If you can't say something nice, at least make it funny!

Thanks for visiting Tinfoil Magnolia, a blog about my life, times, marriage, friendships and all the strange things that happen to me and with me. I hope you find something here that will encourage you, inspire you or at the least entertain you. And if it doesn't today, check back tomorrow because, my life? honestly...

Tuesday, March 1

Climbing the Hill

Well, here we are. It is March 1st. How can time go by so quickly. The weather here in SoKY continues to be a rollercoaster despite the fact that iris, daffodills and lillies are poking up through the ground already. Yesterday I was up early. Despite the fact that it was 60 outside, it was storming like crazy and pouring rain. Today, it is beautiful and sunny, but only 45.

Yesterday I pulled on my rain boots and grabbed my umbrella to trudge up the hill to class in the pouring rain. I had not been looking forward to doing it, and sure enough the water was washing down the hill in a mini river at my feet. I was so glad I had opted for my green plaid rain boots, despite how ridiculous I looked in them. They kept my feet warm and dry. The hill I have to climb for class is steep. Hubby thinks at least a 30 degree slope.

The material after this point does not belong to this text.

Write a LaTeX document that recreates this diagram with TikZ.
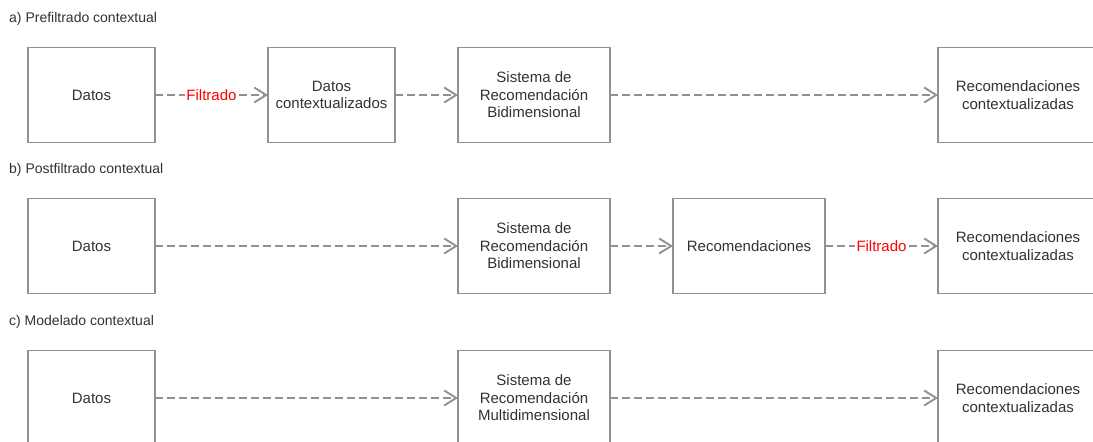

I have found that in order to make it all the way up without passing out, I have to take my time and climb it slowly. My breathing still comes faster, and my heart still pounds, but if I just take it one step at a time, at least I don't feel like I want to pass out when I get to the top. I don't feel lightheaded.

Every day once I get to the top of that hill, I stop at the corner to catch my breath. I don't like the younger kids to see me gasping and wheezing. After that first day when I almost passed out, each time has gotten easier. I have gotten to the point that I actually look forward to it, and just park at the bottom of that big hill without trying to find something closer. Although I am cursing myself the entire way up, when I get to the building I just stand there at the top of that hill and congratulate myself for making it. And for feeling just the least bit better about it than the last time.

Yesterday as I stood there I noticed something else. The college-aged kids who were climbing that hill? They were breathing as hard as I was. I hadn't noticed that before. I stood and watched several of them walk up from the area in which I had parked. They walked slowly, like me. They panted and struggled to breathe, like me. But when they got to the top? They just kept on walking. Some of them are dropped off in cars at the corner by friends, or parents, or the shuttle.

Standing on the stone steps yesterday, watching these kids struggle up that hill, this thought occurred to me: There are times in life when everything is a downhill walk. Everything is rolling so fast it's easy to let things, good or bad, slip away from me. Sometimes I feel as though I am on level ground, and everything is running smoothly. Nothing exciting, just life as normal. Then there are the times I have to climb that hill. It ain't easy. I don't want to. I have to. I consider the options. I consider how to get out of it. I try to park closer, I think of taking the shuttle, the easy way out. But in the end I know the hill will make me strong. The hill will get me to my goal. It's painful, but I am no less likely to make it to the other side than the young kids are.

The difference of wisdom that comes with age? I stand at the top of the hill and appreciate the journey. Appreciate the fact that I made it to the top once more time. Appreciate the fact that I posessed the energy required to get me here. I am smack in the middle of climbing a big hill in life right now. Smack in the middle of some seriously uphill circumstances. They aren't the worst I have faced, but they are frustrating nonetheless. Every day I feel worn out from puffing and panting my way up the hill. Everyday I fight feeling defeated about facing yet another day up the hill. But I keep trudging on, looking back, and appreciating everything and everyone at the end of each day. And looking forward to the downhill walk back to my car.

And now for something completely different...


A friend of mine from a very, very long time ago is celebrating today, and I just wanted to give him a shout out. Christopher Rowe's long-awaited first novel is being released today and I know he's terribly excited. I am putting a link here to the novel on Amazon simply to showcase the cool cover art. Don't hesitate to purchase while you're there. 


I don't read SF/Fantasy much (not at all actually) but it's exciting to know a real, live published author.  For those of you who do read it, I am sure this novel will not disappoint. It's a Forgotten Realms/WOTC novel that he's been working on for a while so if you're into D&D check it out.


I know I would be over the moon happy if it were me. Well, I will be WHEN it is me. Anway...


Congrats, Christopher. So happy for you! And don't forget I knew you when...

1 comment:

  1. Love this post. Me too. And I love your take on the benefit of age being that we are able to recognize the value of the hill(s).

    Congratulations to your friend! Yay!